Professor Durlauf has sought to integrate sociological ideas into economic analysis. His work highlights that socioeconomic segregation enhances inequalities, so that experiences of affluent and less affluent children differ, ultimately leading to a lack of mobility and persistence of socioeconomic status. 

Associate Professor Damon Jones

Joining Durlauf on the Stone Center leadership team will be two associate directors: Associate Professor Damon Jones, who has done substantial work understanding the racial wealth gap and who recently returned to Harris following a year serving as a Senior Economist at the White House Council of Economic Advisers (CEA); and Associate Professor Geoffrey Wodtke, a sociologist and statistician in the University of Chicago’s Department of Sociology, who is currently working on projects relating to the impact of neighborhood poverty on child development and the link between private business ownership and growing income inequality. The Center also plans to have a multi-disciplinary board of advisors comprising scholars from a wide range of complementary fields. 

Associate Professor Geoffrey Wodtke

“I am delighted to work with these two great scholars, Damon Jones and Geoff Wodtke, to further shape and guide the Stone Center’s portfolio,” said Professor Durlauf. “Our approach calls for a robust study of the factors underpinning inequality in our society, representing an opportunity for important collaboration across disciplines – such as political science, sociology, philosophy, economics, mathematics, and statistics – as we explore normative questions as well as new quantitative approaches to inequality analysis.” 

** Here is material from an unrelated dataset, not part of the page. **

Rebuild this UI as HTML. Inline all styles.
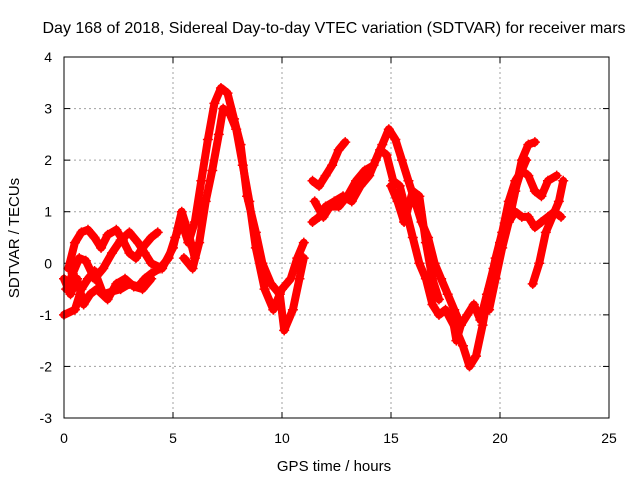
<!DOCTYPE html>
<html><head><meta charset="utf-8"><style>
body{margin:0;background:#fff}
svg{display:block;font-family:"Liberation Sans",sans-serif}
</style></head><body>
<svg id="chart" width="640" height="480" viewBox="0 0 640 480">
<rect x="0" y="0" width="640" height="480" fill="#fff"/>
<text x="334" y="33" font-size="16" text-anchor="middle">Day 168 of 2018, Sidereal Day-to-day VTEC variation (SDTVAR) for receiver mars</text>
<text x="334" y="471" font-size="15" text-anchor="middle">GPS time / hours</text>
<text transform="translate(19,238) rotate(-90)" font-size="15" text-anchor="middle">SDTVAR / TECUs</text>
<g id="grid"></g>
<g id="ticks"></g>
<g id="marks"></g>
<rect x="64" y="57" width="545" height="361" fill="none" stroke="#000" stroke-width="1"/>
</svg>
<script>
const xTicks=[0,5,10,15,20,25];
const yTicks=[-3,-2,-1,0,1,2,3,4];
const s1t=[0.2,0.5,0.8,1.1,1.4,1.7,2.0,2.4,2.7,3.0,3.3,3.6,4.0,4.3];
const s1v=[-0.1,0.4,0.6,0.65,0.5,0.3,0.55,0.65,0.45,0.2,0.1,0.3,0.5,0.6];
const s2t=[0.1,0.4,0.7,1.0,1.4,1.8,2.2,2.6,3.0,3.4,3.7,4.0,4.5,5.0,5.4,5.7,6.0];
const s2v=[-0.5,-0.2,0.1,0.05,-0.3,-0.1,0.2,0.45,0.6,0.4,0.2,0.0,-0.1,0.3,1.0,0.6,0.1];
const s3t=[0,0.5,0.8,1.1,1.4,1.8,2.2,2.6,3.0,3.4,3.7,4.0,4.4,4.8,5.1,5.4,5.7,6.0,6.3,6.6,6.9,7.2,7.5,7.8,8.1,8.4,8.8,9.1,9.5,9.9,10.1,10.5,10.8,11.0];
const s3v=[-1.0,-0.9,-0.5,-0.3,-0.15,-0.6,-0.55,-0.5,-0.4,-0.45,-0.3,-0.2,-0.1,0.1,0.5,0.8,0.4,0.8,1.6,2.4,3.1,3.4,3.3,2.8,2.3,1.3,0.6,0.0,-0.4,-0.6,-1.3,-0.9,-0.3,0.1];
const s4t=[0,0.3,0.6,0.9,1.2,1.5,2.0,2.4,2.8,3.2,3.6,4.0];
const s4v=[-0.3,-0.6,-0.3,-0.8,-0.6,-0.5,-0.7,-0.4,-0.3,-0.45,-0.5,-0.3];
const s5t=[5.5,5.9,6.2,6.5,6.8,7.1,7.3,7.6,7.9,8.2,8.5,8.8,9.2,9.6,10.0,10.4,10.7,11.0];
const s5v=[0.1,-0.1,0.4,1.2,1.8,2.5,3.0,2.9,2.6,1.9,1.2,0.3,-0.5,-0.9,-0.5,-0.3,0.1,0.4];
const s6t=[11.4,11.7,12.0,12.3,12.6,12.9];
const s6v=[1.6,1.5,1.7,1.9,2.2,2.35];
const s7t=[11.4,11.7,12.0,12.4,12.8,13.2,13.6,14.0,14.3,14.6,14.9,15.2,15.5,15.8,16.1,16.4,16.7,17.0,17.3,17.6,17.9,18.2,18.5,18.8,19.1,19.4,19.7,20.0,20.3,20.6,20.9,21.2];
const s7v=[0.8,0.9,1.1,1.2,1.3,1.2,1.5,1.7,2.0,2.3,2.6,2.4,2.0,1.6,1.2,0.8,0.5,0.0,-0.3,-0.6,-0.9,-1.2,-1.0,-0.8,-1.1,-0.6,-0.1,0.4,0.9,1.3,1.7,2.0];
const s8t=[11.5,11.9,12.2,12.6,13.0,13.4,13.8,14.2,14.5,14.8,15.1,15.4,15.7,16.0,16.3,16.6,16.9,17.2,17.5,18.0,18.3,18.6,18.9,19.2,19.5,19.8,20.1,20.4,20.7,21.0,21.3,21.6,21.9,22.2,22.6];
const s8v=[1.2,0.9,1.1,1.1,1.3,1.6,1.8,1.9,2.2,2.1,1.6,1.5,1.0,0.5,0.0,-0.3,-0.8,-1.0,-0.9,-1.3,-1.6,-2.0,-1.8,-1.2,-0.5,0.1,0.6,1.2,1.6,1.8,1.7,1.4,1.3,1.6,1.7];
const s9t=[15.0,15.3,15.6,16.0,16.3,16.6,16.9,17.2];
const s9v=[1.5,1.2,0.8,1.4,1.3,0.4,-0.3,-0.7];
const s10t=[17.8,18.0,18.2];
const s10v=[-1.0,-1.5,-1.2];
const s11t=[20.1,20.4,20.7,21.0,21.3,21.6,21.9,22.2,22.5,22.8];
const s11v=[0.5,0.8,1.0,0.9,0.9,0.7,0.8,0.9,1.0,0.9];
const s12t=[21.5,21.8,22.1,22.4,22.7,22.9];
const s12v=[-0.4,0.0,0.6,0.9,1.2,1.6];
const s13t=[19.5,19.8,20.1,20.4,20.7,21.0,21.3,21.6];
const s13v=[-0.9,-0.3,0.3,0.8,1.4,2.0,2.3,2.35];
const series=[[s1t,s1v],[s2t,s2v],[s3t,s3v],[s4t,s4v],[s5t,s5v],[s6t,s6v],[s7t,s7v],[s8t,s8v],[s9t,s9v],[s10t,s10v],[s11t,s11v],[s12t,s12v],[s13t,s13v]];

const X0=64,X1=609,Y0=418,Y1=57;
function px(t){return X0+(t-0)/25*(X1-X0);}
function py(v){return Y0-(v+3)/7*(Y0-Y1);}
const NS="http://www.w3.org/2000/svg";
const grid=document.getElementById('grid'),ticks=document.getElementById('ticks'),marks=document.getElementById('marks');
function mk(tag,attrs,parent){const e=document.createElementNS(NS,tag);for(const k in attrs)e.setAttribute(k,attrs[k]);parent.appendChild(e);return e;}
xTicks.forEach(t=>{
  const x=px(t);
  if(t>0&&t<25){const g=mk('line',{x1:x,x2:x,y1:Y1,y2:Y0,stroke:'#a0a0a0','stroke-dasharray':'2,3'},grid);
  
  }
  mk('line',{x1:x,x2:x,y1:Y0,y2:Y0-6,stroke:'#000'},ticks);
  mk('line',{x1:x,x2:x,y1:Y1,y2:Y1+6,stroke:'#000'},ticks);
  const l=mk('text',{x:x,y:443,'font-size':14,'text-anchor':'middle'},ticks);l.textContent=t;
  
  
});
yTicks.forEach(v=>{
  const y=py(v);
  if(v>-3&&v<4){const g=mk('line',{x1:X0,x2:X1,y1:y,y2:y,stroke:'#a0a0a0','stroke-dasharray':'2,3'},grid);
  
  }
  mk('line',{x1:X0,x2:X0+6,y1:y,y2:y,stroke:'#000'},ticks);
  mk('line',{x1:X1,x2:X1-6,y1:y,y2:y,stroke:'#000'},ticks);
  const l=mk('text',{x:52,y:y+5,'font-size':14,'text-anchor':'end'},ticks);l.textContent=v;
  
  
});
series.forEach((s,i)=>{
  const [ts,vs]=s;
  const pts=ts.map((t,j)=>px(t).toFixed(1)+','+py(vs[j]).toFixed(1)).join(' ');
  const pl=mk('polyline',{points:pts,fill:'none',stroke:'#f00','stroke-width':8,'stroke-linejoin':'round','stroke-linecap':'round'},marks);
  
  
  ts.forEach((t,j)=>{
    const x=px(t),y=py(vs[j]);
    const p=mk('path',{d:`M${x-5},${y}H${x+5}M${x},${y-5}V${y+5}`,stroke:'#f00','stroke-width':1.5},marks);
    
    
  });
});
</script>
</body></html>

Building on this commitment to studying inequality and its core strength in social policy, Harris is introducing a new certificate program in the 2022-2023 academic year, the Certificate in Social and Economic Inequality. The program will introduce students to modern theories of inequality and the empirical study of those theories. Additionally, Professor Durlauf is collaborating with the Associated Press and the National Opinion Research Center (NORC) at UChicago on a forthcoming UChicago Harris/AP-NORC Poll assessing public opinion on the present state of social mobility in the United States.